State Department counter-narcotics experts believe Syrian traffickers are making use of Iraq's poorly guarded borders to transport fenethylline, a synthetic drug more commonly known as Captagon that is similar to amphetamine.

The drug is a favorite among the wealthy party crowd in Saudi Arabia and the Gulf states.

Troops from the U.S. Army's 1st Infantry Division recently encountered a "large" amount of drugs and drug paraphernalia during raids against insurgents in north-central Iraq, said Master Sgt. Robert Powell, a spokesman for the unit. He said details of the raid were not immediately available.

Costa, the U.N. official, said his investigators had detected signs of drug trafficking in Iraq last year, during a visit shortly before the bombing of the U.N. headquarters in Baghdad in August 2003.
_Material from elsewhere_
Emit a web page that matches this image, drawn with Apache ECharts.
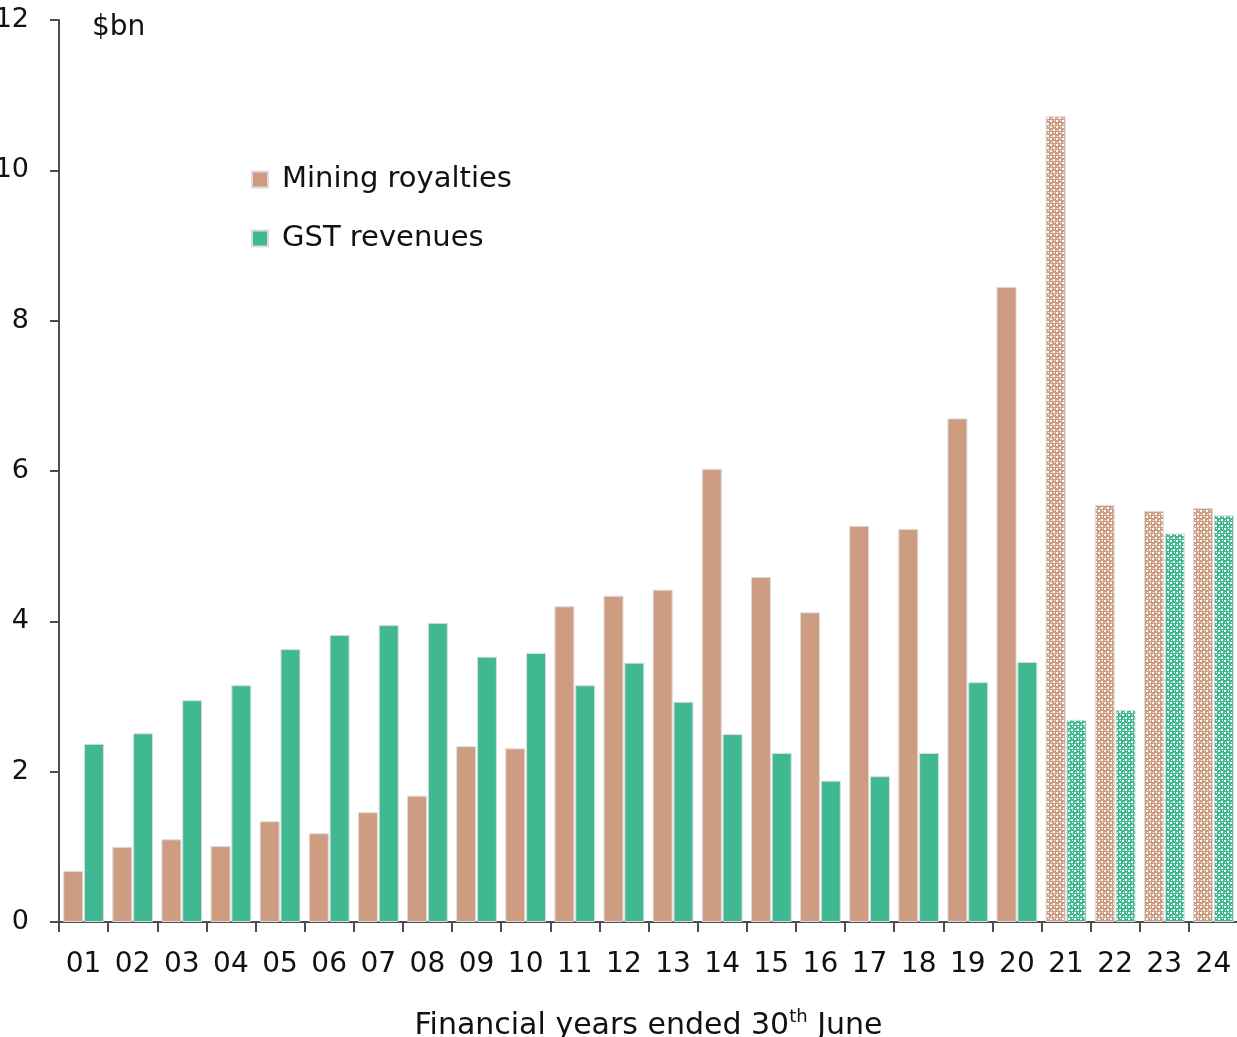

A decade of sanctions had created a vast network of smugglers in Iraq who sold oil on the world market. After the U.S. invasion, however, oil exports became legal and thousands — perhaps tens of thousands — of people involved in smuggling rings suddenly found themselves out of work, Costa said. Many, it is believed, have turned their skills toward transporting other illicit substances.

"It's not only drugs. We're talking about arms smuggling, artifacts, looted goods," said Mustafa Alani, the head of security and terrorism studies for the Gulf Research Center, a think tank in Dubai, United Arab Emirates. "There is no control of the borders." The effort to combat drugs in Iraq is all but nonexistent, with both U.S. and Iraqi efforts focused on controlling the insurgency.

So far, a handful of Iraqi police officers has received counter-narcotics training. The State Department has five drug experts in Iraq, but their mission is only partially focused on trafficking. And the military does not consider counter-narcotics a part of its mission in Iraq, a Pentagon spokesman said.

So far, Iraq's drug trade is limited, but it has few law enforcement barriers to keep it from growing.

"We have to keep our eye on it," said Charles, the State Department official. "It has the potential to become a much larger problem."